If one lap feels easy, do two with a short break (10 to 20 seconds) in between. Gradually build up, increasing the number of laps and decreasing the frequency of breaks, but do not overdo it on your first day — no more than 10 laps total.

“When it comes to swimming, it’s about consistency, so start from where you are,” said Cullen Jones, a four-time Olympic medalist who coaches youth swimming. “Make sure that what you’re doing is manageable. Have the mindset that you can do it again the next day or two days from now.”

Focus on form
If your last swim lesson was in grade school, here are a couple of tips to keep in mind. First, you want your body to be on top of the water as much as possible. The easiest way to do that is to keep your head down and look at the bottom of the pool.

“If you lift your head up and you look at the wall,” said Fares Ksebati, a founder and CEO of the app MySwimPro, “your legs are going to sink, and that’s going to create a lot of resistance.”

Your kick also helps you stay balanced on top of the water. In fact, unless you’re sprinting, kicking is more important for body position than for propulsion. Kick just enough to keep your hips and legs on top of the water so they don’t drag you down. “The biggest mistake beginner swimmers make is they kick too much,” Ksebati said. “The legs use the most blood, so if you kick a lot, you’re going to fatigue a lot more quickly.”

If you are racing, then you can kick your legs into high gear, as Jones did in the 50m freestyle sprint at the 2012 Olympics. But when swimming for endurance or general fitness, imitate someone such as distance swimmer Katie Ledecky, whose legs barely make waves, to conserve energy and focus on balance and alignment.

Another beginner’s mistake is staying too flat in the water. Instead, you want to rock subtly from side to side. As your fingertips touch the surface, extend your arm as far as you can while rotating your hips and shoulders slightly. Try this on dry land: stand on your tiptoes with one arm stretched overhead. If you shift your hip and shoulder up and forward, you can probably reach a few inches higher. Now do that in the water.

Get into intervals
Once you can do eight laps easily, try some interval training. For serious swimmers, workouts are structured like weight training, broken into sets rather than going for 30 minutes straight.
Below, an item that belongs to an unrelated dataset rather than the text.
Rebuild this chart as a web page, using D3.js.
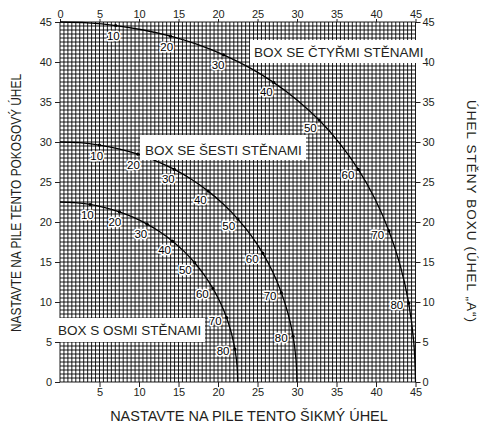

To do this, you need to understand an interval formula used in almost all swim workouts. Intervals are usually described by two numbers: the number of repetitions and the distance in yards of each rep as a multiple of 25 (the length of the pool). Short rests are built in after every rep. For example, a 2x50 means swimming 50 yards (down and back), taking a 10-second break, and then swimming another lap. For a 4x25, swim the same distance, but rest every time you touch a side. A 1x100 means swimming two laps continuously and resting after. All three intervals are 100 yards total, but they’re swum at different rates.
When it comes to swimming, it’s about consistency, so start from where you are.
Tailor your intervals to your goals. If you want a higher-intensity workout, swim shorter intervals at a faster pace. If you want to work on endurance, swim longer distances at a slower pace with fewer breaks. For example, a 4x25 would typically be swum at a sprint, while a 1x100 is usually a slower, endurance-focused interval.

“If you swim the same pace every day,” Lepinski said, “you won’t get as much benefit.” For one, she added, interval training is more fun. “And two, it just challenges your heart a little bit better.”

Most of all, enjoy the process. For many swimmers, the water is not only a place to work out. It’s also a sanctuary. “It’s hard to be thinking about the stresses of the world when you are thinking about: ‘When’s my next breath? Where’s the end of the pool? What set am I on?’” Lepinski said.

“When we slip under the water, the world goes away.”